BİR hırsızın sokağınızdaki evleri soymak için sinsice fırsat kolladığını bilseydiniz ne yapardınız? Tabii ki sevdiklerinizi ve değerli eşyalarınızı korumak için uyanık ve dikkatli olurdunuz. Ne de olsa hırsız bir mektup yazıp ne zaman geleceğini bildirmez. Tam tersine sessizce ve hiç beklenmedik bir anda gelir.

2 İsa, hırsızların yöntemlerini birkaç kez örnek olarak kullandı (Luka 10:30; Yuhanna 10:10). İsa sonun vakti sırasında ve hüküm vermek için gelişinden önce gerçekleşecek olaylar hakkında şöyle uyarmıştı: “Uyanık kalın, çünkü Efendinizin hangi gün geleceğini bilmiyorsunuz. Şunu unutmayın, ev sahibi hırsızın hangi saatte geleceğini bilirse, uyanık kalır ve evine girilmesine izin vermez” (Matta 24:42, 43). İsa, kendi gelişinin de hırsızın gelişi gibi beklenmedik olacağını söyledi.

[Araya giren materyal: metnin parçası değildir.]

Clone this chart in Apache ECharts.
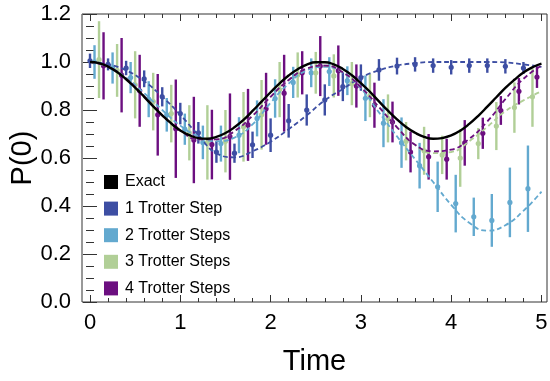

3, 4. (a) İsa’nın gelişiyle ilgili uyarıya kulak verenler nasıl davranmalı? (b) Hangi sorular ortaya çıkıyor?

3 Bu benzetme uygundu, çünkü İsa’nın tam olarak hangi tarihte geleceği bilinmeyecekti. İsa aynı peygamberliğin daha başında “O gün ve saat konusunda kimse bir şey bilmez; ne gökteki melekler, ne de Oğul, yalnızca Baba bilir” demişti (Matta 24:36). O nedenle öğrencilerini “hazır olun” diye uyardı (Matta 24:44). İsa Yehova’nın hükmünü uygulamak üzere ne zaman gelirse gelsin, bu uyarıya kulak verenler hazır durumda ve uygun şekilde davranıyor olacaktı.

4 Tabii şimdi bazı önemli sorular ortaya çıkıyor: İsa’nın uyarısı sadece bu dünyadaki insanlar için mi geçerli? Yoksa İsa’nın gerçek takipçileri de ‘uyanık kalmalı’ mı? ‘Uyanık kalmak’ neden acildir ve bunu nasıl yapabiliriz?

Uyarı Kimler İçin?

5. “Uyanık kalın” uyarısının İsa’nın gerçek takipçileri için söylendiğini nereden biliyoruz?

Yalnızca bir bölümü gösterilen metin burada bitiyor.